Short exercise:
Repeat the listing that follows, character for character, minus the pictures.

+-------+

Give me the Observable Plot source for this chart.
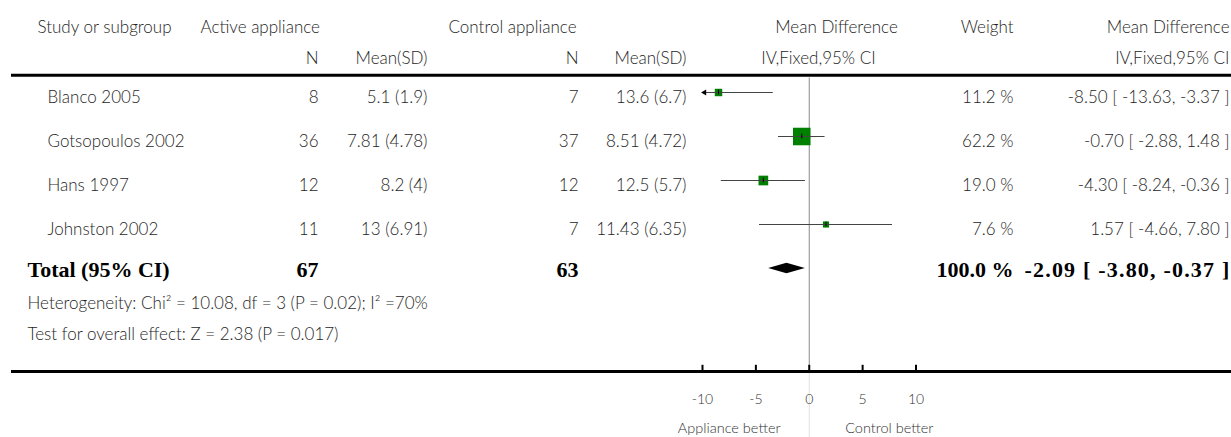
<!DOCTYPE html>
<html>
<head>
<meta charset="utf-8">
<script src="https://cdn.jsdelivr.net/npm/d3@7"></script>
<script src="https://cdn.jsdelivr.net/npm/@observablehq/plot@0.6"></script>
<style>
  body { margin: 0; background: #fff; }
  #chart svg { display: block; }
</style>
</head>
<body>
<div id="chart"></div>
<script>
// Forest plot: active vs control appliance, mean difference (IV, fixed, 95% CI)
const studies = ["Blanco 2005", "Gotsopoulos 2002", "Hans 1997", "Johnston 2002"];
const activeN = [8, 36, 12, 11];
const activeMean = [5.1, 7.81, 8.2, 13];
const activeSD = [1.9, 4.78, 4, 6.91];
const controlN = [7, 37, 12, 7];
const controlMean = [13.6, 8.51, 12.5, 11.43];
const controlSD = [6.7, 4.72, 5.7, 6.35];
const meanDiff = [-8.50, -0.70, -4.30, 1.57];
const ciLow = [-13.63, -2.88, -8.24, -4.66];
const ciHigh = [-3.37, 1.48, -0.36, 7.80];
const weights = [11.2, 62.2, 19.0, 7.6];

const totalLabel = "Total (95% CI)";
const totalN = [67, 63];
const totalWeight = 100.0;
const totalEffect = [-2.09, -3.80, -0.37]; // estimate, lower, upper

const xTicks = [-10, -5, 0, 5, 10];
const favourLabels = ["Appliance better", "Control better"];
const heterogeneityText = "Heterogeneity: Chi² = 10.08, df = 3 (P = 0.02); I² =70%";
const overallText = "Test for overall effect: Z = 2.38 (P = 0.017)";

// Table rows built from the arrays above
const rows = studies.map((s, i) => ({
  row: i, study: s,
  aN: activeN[i], aMS: `${activeMean[i]} (${activeSD[i]})`,
  cN: controlN[i], cMS: `${controlMean[i]} (${controlSD[i]})`,
  md: meanDiff[i], lo: ciLow[i], hi: ciHigh[i], w: weights[i]
}));
const totalRow = studies.length;
const xMin = d3.min(xTicks), xMax = d3.max(xTicks);
const fmt2 = v => v.toFixed(2);
const ciText = (m, l, h) => `${fmt2(m)} [ ${fmt2(l)}, ${fmt2(h)} ]`;
const totalCiText = ciText(...totalEffect);

// Layout (pixels for columns, row units for vertical placement)
const W = 1231, H = 437, ML = 11;
const col = {
  studyHead: 37, study: 47, total: 27, foot: 27,
  activeHead: 200, aN: 318, aMS: 427,
  controlHead: 448, cN: 578, cMS: 686,
  mdHead1: 836, mdHead2: 818,
  weight: 1013, ci: 1229
};
const dx = px => px - ML;
const rowY = {head1: -1.48, head2: -0.77, topRule: -0.39, het: 4.8, test: 5.5,
              axis: 6.34, tickTop: 6.2, tickLab: 6.98, favour: 7.64, bottom: 7.95};
const rowTextDy = 5; // table text sits slightly below the CI lines

const serifBold = {fontFamily: "Liberation Serif, serif", fontWeight: "bold", fontSize: 22, fill: "#000"};

const hd = (text, y, px, anchor) =>
  Plot.text([text], {frameAnchor: "left", y: () => y, dx: dx(px), textAnchor: anchor});
const col_ = (key, px, anchor = "end") =>
  Plot.text(rows, {frameAnchor: "left", y: "row", text: key, dx: dx(px), dy: rowTextDy, textAnchor: anchor});
const tot = (text, px, anchor = "end") =>
  Plot.text([text], {frameAnchor: "left", y: () => totalRow, dx: dx(px), dy: 1, textAnchor: anchor, ...serifBold});

const diamond = [
  {x: totalEffect[1], y1: totalRow, y2: totalRow},
  {x: totalEffect[0], y1: totalRow - 0.12, y2: totalRow + 0.12},
  {x: totalEffect[2], y1: totalRow, y2: totalRow}
];

const chart = Plot.plot({
  width: W, height: H,
  marginLeft: ML, marginRight: 0, marginTop: 0, marginBottom: 0,
  style: {fontFamily: "Lato, sans-serif", fontSize: "17px", fontWeight: 300, color: "#1e1e1e", background: "#fff"},
  x: {domain: [xMin, xMax], range: [702, 915.5], axis: null},
  y: {domain: [0, totalRow], range: [92, 268], axis: null},
  r: {type: "sqrt", domain: [0, d3.max(weights)], range: [0, 9.9]},
  marks: [
    // headers
    hd("Study or subgroup", rowY.head1, col.studyHead, "start"),
    hd("Active appliance", rowY.head1, col.activeHead, "start"),
    hd("Control appliance", rowY.head1, col.controlHead, "start"),
    hd("Mean Difference", rowY.head1, col.mdHead1, "middle"),
    hd("Weight", rowY.head1, col.weight, "end"),
    hd("Mean Difference", rowY.head1, col.ci, "end"),
    hd("N", rowY.head2, col.aN, "end"),
    hd("Mean(SD)", rowY.head2, col.aMS, "end"),
    hd("N", rowY.head2, col.cN, "end"),
    hd("Mean(SD)", rowY.head2, col.cMS, "end"),
    hd("IV,Fixed,95% CI", rowY.head2, col.mdHead2, "middle"),
    hd("IV,Fixed,95% CI", rowY.head2, col.ci, "end"),
    Plot.ruleY([rowY.topRule], {stroke: "#000", strokeWidth: 3}),

    // study rows
    col_("study", col.study, "start"),
    col_("aN", col.aN),
    col_("aMS", col.aMS),
    col_("cN", col.cN),
    col_("cMS", col.cMS),
    col_(d => `${d.w.toFixed(1)} %`, col.weight),
    col_(d => ciText(d.md, d.lo, d.hi), col.ci),

    // zero line
    Plot.ruleX([0], {y1: () => rowY.topRule + 0.06, y2: () => rowY.axis, stroke: "#8a8a8a"}),
    Plot.ruleX([0], {y1: () => rowY.axis, y2: () => rowY.bottom, stroke: "#e2e2e2"}),

    // study estimates
    Plot.dot(rows, {x: "md", y: "row", r: "w", symbol: "square", fill: "#008000"}),
    Plot.ruleY(rows, {y: "row", x1: d => Math.max(d.lo, xMin), x2: d => Math.min(d.hi, xMax), stroke: "#444", strokeWidth: 1.2}),
    Plot.ruleX(rows, {x: "md", y1: d => d.row - 0.055, y2: d => d.row + 0.055, stroke: "#000"}),
    Plot.dot(rows.filter(d => d.lo < xMin), {x: () => xMin, y: "row", symbol: "triangle", rotate: -90, r: 2.2, dx: 2, fill: "#000", stroke: "none"}),
    Plot.dot(rows.filter(d => d.hi > xMax), {x: () => xMax, y: "row", symbol: "triangle", rotate: 90, r: 2.2, dx: -2, fill: "#000", stroke: "none"}),

    // pooled estimate
    Plot.areaY(diamond, {x: "x", y1: "y1", y2: "y2", fill: "#000"}),
    tot(totalLabel, col.total, "start"),
    tot(totalN[0], col.aN),
    tot(totalN[1], col.cN),
    tot(`${totalWeight.toFixed(1)} %`, col.weight),
    tot(totalCiText, col.ci + 1),

    // footnotes
    hd(heterogeneityText, rowY.het, col.foot, "start"),
    hd(overallText, rowY.test, col.foot, "start"),

    // axis
    Plot.ruleY([rowY.axis], {stroke: "#000", strokeWidth: 3}),
    Plot.ruleX(xTicks, {x: d => d, y1: () => rowY.tickTop, y2: () => rowY.axis, stroke: "#000", strokeWidth: 2}),
    Plot.text(xTicks, {x: d => d, y: () => rowY.tickLab, text: d => String(d), fontSize: 14, fill: "#333"}),
    Plot.text(favourLabels, {x: (d, i) => (i === 0 ? -7.5 : 7.5), y: () => rowY.favour, text: d => d, fontSize: 14.5, fill: "#333"})
  ]
});

// the pooled CI label is set with slightly looser tracking
d3.select(chart).selectAll("text")
  .filter(function () { return this.textContent === totalCiText; })
  .attr("letter-spacing", 1.2);

document.getElementById("chart").append(chart);
</script>
</body>
</html>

+-------+

Answer for this exercise:
Give me the Observable Plot source for this chart.
<!DOCTYPE html>
<html>
<head>
<meta charset="utf-8">
<script src="https://cdn.jsdelivr.net/npm/d3@7"></script>
<script src="https://cdn.jsdelivr.net/npm/@observablehq/plot@0.6"></script>
<style>
  body { margin: 0; background: #fff; }
  #chart svg { display: block; }
</style>
</head>
<body>
<div id="chart"></div>
<script>
// Forest plot: active vs control appliance, mean difference (IV, fixed, 95% CI)
const studies = ["Blanco 2005", "Gotsopoulos 2002", "Hans 1997", "Johnston 2002"];
const activeN = [8, 36, 12, 11];
const activeMean = [5.1, 7.81, 8.2, 13];
const activeSD = [1.9, 4.78, 4, 6.91];
const controlN = [7, 37, 12, 7];
const controlMean = [13.6, 8.51, 12.5, 11.43];
const controlSD = [6.7, 4.72, 5.7, 6.35];
const meanDiff = [-8.50, -0.70, -4.30, 1.57];
const ciLow = [-13.63, -2.88, -8.24, -4.66];
const ciHigh = [-3.37, 1.48, -0.36, 7.80];
const weights = [11.2, 62.2, 19.0, 7.6];

const totalLabel = "Total (95% CI)";
const totalN = [67, 63];
const totalWeight = 100.0;
const totalEffect = [-2.09, -3.80, -0.37]; // estimate, lower, upper

const xTicks = [-10, -5, 0, 5, 10];
const favourLabels = ["Appliance better", "Control better"];
const heterogeneityText = "Heterogeneity: Chi² = 10.08, df = 3 (P = 0.02); I² =70%";
const overallText = "Test for overall effect: Z = 2.38 (P = 0.017)";

// Table rows built from the arrays above
const rows = studies.map((s, i) => ({
  row: i, study: s,
  aN: activeN[i], aMS: `${activeMean[i]} (${activeSD[i]})`,
  cN: controlN[i], cMS: `${controlMean[i]} (${controlSD[i]})`,
  md: meanDiff[i], lo: ciLow[i], hi: ciHigh[i], w: weights[i]
}));
const totalRow = studies.length;
const xMin = d3.min(xTicks), xMax = d3.max(xTicks);
const fmt2 = v => v.toFixed(2);
const ciText = (m, l, h) => `${fmt2(m)} [ ${fmt2(l)}, ${fmt2(h)} ]`;
const totalCiText = ciText(...totalEffect);

// Layout (pixels for columns, row units for vertical placement)
const W = 1231, H = 437, ML = 11;
const col = {
  studyHead: 37, study: 47, total: 27, foot: 27,
  activeHead: 200, aN: 318, aMS: 427,
  controlHead: 448, cN: 578, cMS: 686,
  mdHead1: 836, mdHead2: 818,
  weight: 1013, ci: 1229
};
const dx = px => px - ML;
const rowY = {head1: -1.48, head2: -0.77, topRule: -0.39, het: 4.8, test: 5.5,
              axis: 6.34, tickTop: 6.2, tickLab: 6.98, favour: 7.64, bottom: 7.95};
const rowTextDy = 5; // table text sits slightly below the CI lines

const serifBold = {fontFamily: "Liberation Serif, serif", fontWeight: "bold", fontSize: 22, fill: "#000"};

const hd = (text, y, px, anchor) =>
  Plot.text([text], {frameAnchor: "left", y: () => y, dx: dx(px), textAnchor: anchor});
const col_ = (key, px, anchor = "end") =>
  Plot.text(rows, {frameAnchor: "left", y: "row", text: key, dx: dx(px), dy: rowTextDy, textAnchor: anchor});
const tot = (text, px, anchor = "end") =>
  Plot.text([text], {frameAnchor: "left", y: () => totalRow, dx: dx(px), dy: 1, textAnchor: anchor, ...serifBold});

const diamond = [
  {x: totalEffect[1], y1: totalRow, y2: totalRow},
  {x: totalEffect[0], y1: totalRow - 0.12, y2: totalRow + 0.12},
  {x: totalEffect[2], y1: totalRow, y2: totalRow}
];

const chart = Plot.plot({
  width: W, height: H,
  marginLeft: ML, marginRight: 0, marginTop: 0, marginBottom: 0,
  style: {fontFamily: "Lato, sans-serif", fontSize: "17px", fontWeight: 300, color: "#1e1e1e", background: "#fff"},
  x: {domain: [xMin, xMax], range: [702, 915.5], axis: null},
  y: {domain: [0, totalRow], range: [92, 268], axis: null},
  r: {type: "sqrt", domain: [0, d3.max(weights)], range: [0, 9.9]},
  marks: [
    // headers
    hd("Study or subgroup", rowY.head1, col.studyHead, "start"),
    hd("Active appliance", rowY.head1, col.activeHead, "start"),
    hd("Control appliance", rowY.head1, col.controlHead, "start"),
    hd("Mean Difference", rowY.head1, col.mdHead1, "middle"),
    hd("Weight", rowY.head1, col.weight, "end"),
    hd("Mean Difference", rowY.head1, col.ci, "end"),
    hd("N", rowY.head2, col.aN, "end"),
    hd("Mean(SD)", rowY.head2, col.aMS, "end"),
    hd("N", rowY.head2, col.cN, "end"),
    hd("Mean(SD)", rowY.head2, col.cMS, "end"),
    hd("IV,Fixed,95% CI", rowY.head2, col.mdHead2, "middle"),
    hd("IV,Fixed,95% CI", rowY.head2, col.ci, "end"),
    Plot.ruleY([rowY.topRule], {stroke: "#000", strokeWidth: 3}),

    // study rows
    col_("study", col.study, "start"),
    col_("aN", col.aN),
    col_("aMS", col.aMS),
    col_("cN", col.cN),
    col_("cMS", col.cMS),
    col_(d => `${d.w.toFixed(1)} %`, col.weight),
    col_(d => ciText(d.md, d.lo, d.hi), col.ci),

    // zero line
    Plot.ruleX([0], {y1: () => rowY.topRule + 0.06, y2: () => rowY.axis, stroke: "#8a8a8a"}),
    Plot.ruleX([0], {y1: () => rowY.axis, y2: () => rowY.bottom, stroke: "#e2e2e2"}),

    // study estimates
    Plot.dot(rows, {x: "md", y: "row", r: "w", symbol: "square", fill: "#008000"}),
    Plot.ruleY(rows, {y: "row", x1: d => Math.max(d.lo, xMin), x2: d => Math.min(d.hi, xMax), stroke: "#444", strokeWidth: 1.2}),
    Plot.ruleX(rows, {x: "md", y1: d => d.row - 0.055, y2: d => d.row + 0.055, stroke: "#000"}),
    Plot.dot(rows.filter(d => d.lo < xMin), {x: () => xMin, y: "row", symbol: "triangle", rotate: -90, r: 2.2, dx: 2, fill: "#000", stroke: "none"}),
    Plot.dot(rows.filter(d => d.hi > xMax), {x: () => xMax, y: "row", symbol: "triangle", rotate: 90, r: 2.2, dx: -2, fill: "#000", stroke: "none"}),

    // pooled estimate
    Plot.areaY(diamond, {x: "x", y1: "y1", y2: "y2", fill: "#000"}),
    tot(totalLabel, col.total, "start"),
    tot(totalN[0], col.aN),
    tot(totalN[1], col.cN),
    tot(`${totalWeight.toFixed(1)} %`, col.weight),
    tot(totalCiText, col.ci + 1),

    // footnotes
    hd(heterogeneityText, rowY.het, col.foot, "start"),
    hd(overallText, rowY.test, col.foot, "start"),

    // axis
    Plot.ruleY([rowY.axis], {stroke: "#000", strokeWidth: 3}),
    Plot.ruleX(xTicks, {x: d => d, y1: () => rowY.tickTop, y2: () => rowY.axis, stroke: "#000", strokeWidth: 2}),
    Plot.text(xTicks, {x: d => d, y: () => rowY.tickLab, text: d => String(d), fontSize: 14, fill: "#333"}),
    Plot.text(favourLabels, {x: (d, i) => (i === 0 ? -7.5 : 7.5), y: () => rowY.favour, text: d => d, fontSize: 14.5, fill: "#333"})
  ]
});

// the pooled CI label is set with slightly looser tracking
d3.select(chart).selectAll("text")
  .filter(function () { return this.textContent === totalCiText; })
  .attr("letter-spacing", 1.2);

document.getElementById("chart").append(chart);
</script>
</body>
</html>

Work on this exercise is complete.